We have our own 9/11
“Private security services make money out of criminality,” Diphoorn remarks. Their success depends on the number and extent of security measures customers take to stay safe. It’s an interesting paradox: private security services are there to make us feel safe, but not too safe, since they profit from a sense of insecurity. They need to make us believe that we need more protection, no matter if the chances of crime are real or not. As long as people feel the threat, they’ll buy the camera and hire the guard. The attacks on the Twin Towers helped fuel this sense of threat.
Although it’s true that the 9/11 attacks gave PSCs a boost worldwide, it is important not to overlook the impact of local events, says Diphoorn. In September 2013, the Westgate Mall in Nairobi, Kenya was attacked by Islamic groups from Somalia. It was fear ignited by the Westgate attack that triggered the installment of extra security measures at the mall and the rest of Nairobi. Not left-over feelings of fear from the Twin Towers. In the words of Westgate’s security director: “We have our own 9/11”.
How did the state strive to guarantee security after 9/11? According to legal expert Prof. Jan-Jaap Oerlemans (UU) there is a difference between the U.S. and Europe. In the U.S, everything was allowed for 9/11 to not happen again. The War on Terror got a solid legal basis in the Patriot Act, among others. Through these laws, Intelligence & Security services got permission to collect personal data and information to detect and prevent the plotting of terrorist attacks.
Many people believe that the E.U. and its member states designed their own version of the Patriot Act. In the Netherlands, however, quite the opposite happened. In 2002, the Act on Security and Intelligence was installed. This act comprises a detailed list of which methods intelligence services may legally use to prevent terrorism and to what extent. Instead of extending surveillance power, this act works as a restriction on these powers.
Nor did the European Union mirror the U.S. response to 9/11. They were definitely measures to combat terrorism. Companies for tele-communication were licensed to collect and store customer data, for example, which intelligence services could use. But a European Patriot Act does not exist. Moreover, most anti-terrorism legislation in the EU is mostly motivated by what happened on this continent. Not so much what happened to the Twin Towers, but what happened to Madrid, Charlie Hebdo, Bataclan and Brussels Airport was reason for these new security measures, says Oerlemans. Just like Nairobi, Europe had its own 9/11.
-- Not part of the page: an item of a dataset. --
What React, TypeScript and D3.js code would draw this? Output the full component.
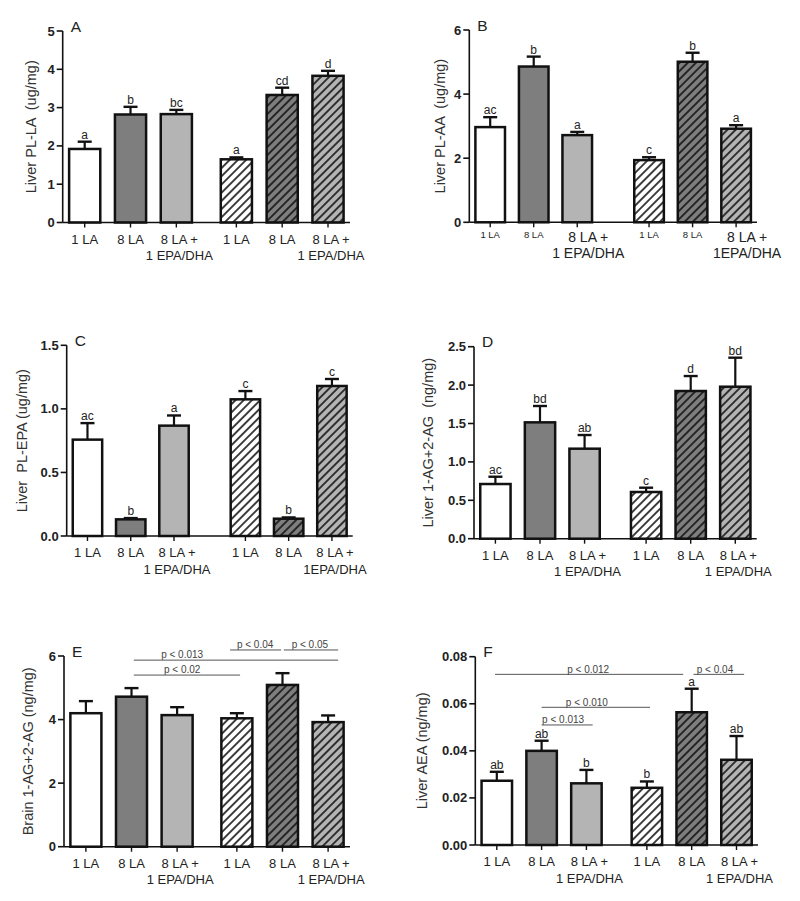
import React from "react";
import * as d3 from "d3";

// ---------- shared categories ----------
const groupLabels = ["1 LA", "8 LA", "8 LA +|1 EPA/DHA", "1 LA", "8 LA", "8 LA +|1 EPA/DHA"];
const groupLabelsAlt = ["1 LA", "8 LA", "8 LA +|1 EPA/DHA", "1 LA", "8 LA", "8 LA +|1EPA/DHA"];
const hatchedGroups = [false, false, false, true, true, true];

// ---------- Panel A ----------
const aMeans = [1.92, 2.82, 2.83, 1.65, 3.33, 3.83];
const aSem = [0.19, 0.2, 0.11, 0.05, 0.19, 0.13];
const aLetters = ["a", "b", "bc", "a", "cd", "d"];
const aTicks = [0, 1, 2, 3, 4, 5];

// ---------- Panel B ----------
const bMeans = [2.97, 4.86, 2.72, 1.94, 5.01, 2.92];
const bSem = [0.31, 0.31, 0.1, 0.09, 0.28, 0.11];
const bLetters = ["ac", "b", "a", "c", "b", "a"];
const bTicks = [0, 2, 4, 6];

// ---------- Panel C ----------
const cMeans = [0.758, 0.131, 0.868, 1.075, 0.136, 1.18];
const cSem = [0.13, 0.01, 0.08, 0.065, 0.01, 0.055];
const cLetters = ["ac", "b", "a", "c", "b", "c"];
const cTicks = [0, 0.5, 1.0, 1.5];

// ---------- Panel D ----------
const dMeans = [0.712, 1.515, 1.172, 0.608, 1.923, 1.979];
const dSem = [0.095, 0.213, 0.178, 0.056, 0.195, 0.378];
const dLetters = ["ac", "bd", "ab", "c", "d", "bd"];
const dTicks = [0, 0.5, 1.0, 1.5, 2.0, 2.5];

// ---------- Panel E ----------
const eMeans = [4.2, 4.72, 4.14, 4.04, 5.09, 3.92];
const eSem = [0.38, 0.27, 0.25, 0.16, 0.37, 0.21];
const eLetters = ["", "", "", "", "", ""];
const eTicks = [0, 2, 4, 6];
const eBracketLabels = ["p < 0.04", "p < 0.05", "p < 0.013", "p < 0.02"];
const eBracketFrom = [3.16, 4.34, 1.05, 1.05];
const eBracketTo = [4.28, 5.53, 5.53, 3.38];
const eBracketText = [3.71, 4.91, 2.11, 2.11];
const eBracketLevel = [6.19, 6.19, 5.87, 5.4];

// ---------- Panel F ----------
const fMeans = [0.0273, 0.04, 0.0262, 0.0243, 0.0564, 0.0362];
const fSem = [0.0038, 0.0043, 0.0057, 0.0027, 0.01, 0.0101];
const fLetters = ["ab", "ab", "b", "b", "a", "ab"];
const fTicks = [0, 0.02, 0.04, 0.06, 0.08];
const fBracketLabels = ["p < 0.012", "p < 0.04", "p < 0.010", "p < 0.013"];
const fBracketFrom = [-0.04, 4.39, 1.0, 1.0];
const fBracketTo = [4.16, 5.52, 3.42, 2.14];
const fBracketText = [2.04, 4.87, 2.01, 1.48];
const fBracketLevel = [0.0725, 0.0725, 0.0585, 0.051];

const FONT = "'Liberation Sans', Arial, Helvetica, sans-serif";
const FILLS = ["#ffffff", "#7e7e7e", "#b4b4b4"];

type Bracket = { labels: string[]; from: number[]; to: number[]; text: number[]; level: number[] };

type PanelProps = {
  letter: string;
  yLabel: string;
  means: number[];
  sem: number[];
  letters: string[];
  ticks: number[];
  tickFmt: string;
  yMax: number;
  labels: string[];
  axisX: number;
  xEnd: number;
  y0: number;
  yTop: number;
  gap: number;
  yLabelOffset: number;
  brackets?: Bracket;
  smallSingle?: boolean;
  multiDx?: number;
};

function Panel(p: PanelProps) {
  const slots = p.means.map((_, i) => (i < 3 ? i : i - 3 + 2 + p.gap));
  const x = d3.scaleLinear().domain([-0.48, slots[5] + 0.48]).range([p.axisX, p.xEnd]);
  const y = d3.scaleLinear().domain([0, p.yMax]).range([p.y0, p.yTop]);
  const spacing = x(1) - x(0);
  const bw = spacing * 0.68;
  const fmt = d3.format(p.tickFmt);
  const capW = 14;
  const midY = (p.y0 + p.yTop) / 2;
  const multiDx = p.multiDx ?? 3;

  return (
    <g fontFamily={FONT}>
      {/* bars */}
      {p.means.map((m, i) => {
        const cx = x(slots[i]);
        const top = y(m);
        const fill = FILLS[i % 3];
        return (
          <g key={"bar" + i}>
            <line x1={cx} x2={cx} y1={top} y2={y(m + p.sem[i])} stroke="#111" strokeWidth={2.2} />
            <line x1={cx - capW / 2} x2={cx + capW / 2} y1={y(m + p.sem[i])} y2={y(m + p.sem[i])} stroke="#111" strokeWidth={2.4} />
            <rect x={cx - bw / 2} y={top} width={bw} height={p.y0 - top} fill={fill} />
            {hatchedGroups[i] && (
              <rect x={cx - bw / 2} y={top} width={bw} height={p.y0 - top} fill="url(#hatch)" />
            )}
            <rect x={cx - bw / 2} y={top} width={bw} height={p.y0 - top} fill="none" stroke="#111" strokeWidth={2.5} />
            {p.letters[i] && (
              <text x={cx} y={y(m + p.sem[i]) - 3} textAnchor="middle" fontSize={12} fill="#222">
                {p.letters[i]}
              </text>
            )}
          </g>
        );
      })}
      {/* axes */}
      <line x1={p.axisX} x2={p.axisX} y1={p.yTop} y2={p.y0} stroke="#111" strokeWidth={1.6} />
      <line x1={p.axisX} x2={p.xEnd} y1={p.y0} y2={p.y0} stroke="#111" strokeWidth={1.6} />
      {p.ticks.map((t) => (
        <g key={"yt" + t}>
          <line x1={p.axisX - 6} x2={p.axisX} y1={y(t)} y2={y(t)} stroke="#111" strokeWidth={1.6} />
          <text x={p.axisX - 8} y={y(t) + 4.5} textAnchor="end" fontSize={13} fontWeight="bold" fill="#222">
            {fmt(t)}
          </text>
        </g>
      ))}
      {slots.map((s, i) => {
        const cx = x(s);
        const parts = p.labels[i].split("|");
        const multi = parts.length > 1;
        const size = p.smallSingle ? (multi ? 14 : 9.5) : 13;
        const dx = multi ? multiDx : 0;
        const base1 = p.smallSingle && !multi ? 16 : p.smallSingle ? 19.5 : 21;
        return (
          <g key={"xt" + i}>
            <line x1={cx} x2={cx} y1={p.y0} y2={p.y0 + 5} stroke="#111" strokeWidth={1.4} />
            {parts.map((t, j) => (
              <text
                key={j}
                x={cx + dx}
                y={p.y0 + base1 + j * 16.5}
                textAnchor="middle"
                fontSize={size}
                fill="#222"
              >
                {t}
              </text>
            ))}
          </g>
        );
      })}
      {/* y label */}
      <text
        transform={`translate(${p.axisX - p.yLabelOffset},${midY}) rotate(-90)`}
        textAnchor="middle"
        fontSize={14.5}
        fill="#333"
        style={{ whiteSpace: "pre" }}
      >
        {p.yLabel}
      </text>
      {/* panel letter */}
      <text x={p.axisX + 8} y={p.yTop + 0.5} fontSize={15.5} fill="#222">
        {p.letter}
      </text>
      {/* brackets */}
      {p.brackets &&
        p.brackets.labels.map((lab, k) => {
          const b = p.brackets!;
          const ly = y(b.level[k]);
          return (
            <g key={"br" + k}>
              <line x1={x(b.from[k])} x2={x(b.to[k])} y1={ly} y2={ly} stroke="#555" strokeWidth={1} />
              <text x={x(b.text[k])} y={ly - 1.8} textAnchor="middle" fontSize={10} fill="#444">
                {lab}
              </text>
            </g>
          );
        })}
    </g>
  );
}

export default function App() {
  return (
    <svg
      width={800}
      height={901}
      viewBox="0 0 800 901"
      style={{ position: "absolute", left: 0, top: 0, background: "#fff" }}
    >
      <defs>
        <pattern id="hatch" patternUnits="userSpaceOnUse" width={5.8} height={5.8} patternTransform="rotate(45)">
          <line x1={2.9} y1={-1} x2={2.9} y2={6.8} stroke="#111" strokeWidth={1.6} />
        </pattern>
      </defs>
      <rect x={0} y={0} width={800} height={901} fill="#fff" />
      <Panel
        letter="A"
        yLabel="Liver PL-LA  (ug/mg)"
        means={aMeans}
        sem={aSem}
        letters={aLetters}
        ticks={aTicks}
        tickFmt="d"
        yMax={5}
        labels={groupLabels}
        axisX={62.7}
        xEnd={350}
        y0={222.5}
        yTop={31}
        gap={1.31}
        yLabelOffset={27}
      />
      <Panel
        letter="B"
        yLabel="Liver PL-AA  (ug/mg)"
        means={bMeans}
        sem={bSem}
        letters={bLetters}
        ticks={bTicks}
        tickFmt="d"
        yMax={6}
        labels={groupLabelsAlt}
        axisX={469.3}
        xEnd={757}
        y0={222.3}
        yTop={30}
        gap={1.65}
        yLabelOffset={24}
        smallSingle={true}
        multiDx={11}
      />
      <Panel
        letter="C"
        yLabel="Liver  PL-EPA (ug/mg)"
        means={cMeans}
        sem={cSem}
        letters={cLetters}
        ticks={cTicks}
        tickFmt=".1f"
        yMax={1.5}
        labels={groupLabelsAlt}
        axisX={66.7}
        xEnd={352.7}
        y0={536}
        yTop={345.3}
        gap={1.65}
        yLabelOffset={40}
      />
      <Panel
        letter="D"
        yLabel="Liver 1-AG+2-AG  (ng/mg)"
        means={dMeans}
        sem={dSem}
        letters={dLetters}
        ticks={dTicks}
        tickFmt=".1f"
        yMax={2.5}
        labels={groupLabels}
        axisX={474}
        xEnd={756.7}
        y0={538.7}
        yTop={346.7}
        gap={1.38}
        yLabelOffset={41}
      />
      <Panel
        letter="E"
        yLabel="Brain 1-AG+2-AG (ng/mg)"
        means={eMeans}
        sem={eSem}
        letters={eLetters}
        ticks={eTicks}
        tickFmt="d"
        yMax={6}
        labels={groupLabels}
        axisX={64}
        xEnd={350}
        y0={846.7}
        yTop={656}
        gap={1.31}
        yLabelOffset={31}
        brackets={{ labels: eBracketLabels, from: eBracketFrom, to: eBracketTo, text: eBracketText, level: eBracketLevel }}
      />
      <Panel
        letter="F"
        yLabel="Liver AEA (ng/mg)"
        means={fMeans}
        sem={fSem}
        letters={fLetters}
        ticks={fTicks}
        tickFmt=".2f"
        yMax={0.08}
        labels={groupLabels}
        axisX={475.3}
        xEnd={758}
        y0={845}
        yTop={656.7}
        gap={1.35}
        yLabelOffset={48}
        brackets={{ labels: fBracketLabels, from: fBracketFrom, to: fBracketTo, text: fBracketText, level: fBracketLevel }}
      />
    </svg>
  );
}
To do their work properly, security services must operate on the boundary of efficiency and integrity. It’s a difficult act of balance, that is frequently undermined. Last month, Dutch newspaper NRC published a story about the Dutch National Coordinator of Terrorism and Security, which unlawfully collected personal data from thousands of people. In their hunger for data, it appears they went too far, Oerlemans comments.
While doing research in South Africa, Diphoorn saw how racial profiling is part of the private security industry’s profit-making enterprise. PSC’s can only make money if people think that they should be afraid of something or someone. And so private security companies actively spread the idea that black men form a threat. Discrimination and inequality, in other words, are part of their business model.
The question then is: who controls these security services, public and private? Both Diphoorn and Oerlemans conclude that oversight and checks on security service are there, but they need improvement. The private security branch already took steps to create a regulatory system, Diphoorn admits, but they’re small. Companies can sign an international code of conduct and the so-called ‘Montreux Document’ containing ‘legal obligations for good practice’. But these documents have barely been ratified. As for the public security services, steps for controlling their work have been bigger. But not big enough, Oerlemans explains. Legislation on the do’s and don’ts of intelligence services are too vague and undetermined. A more universal system of control is needed.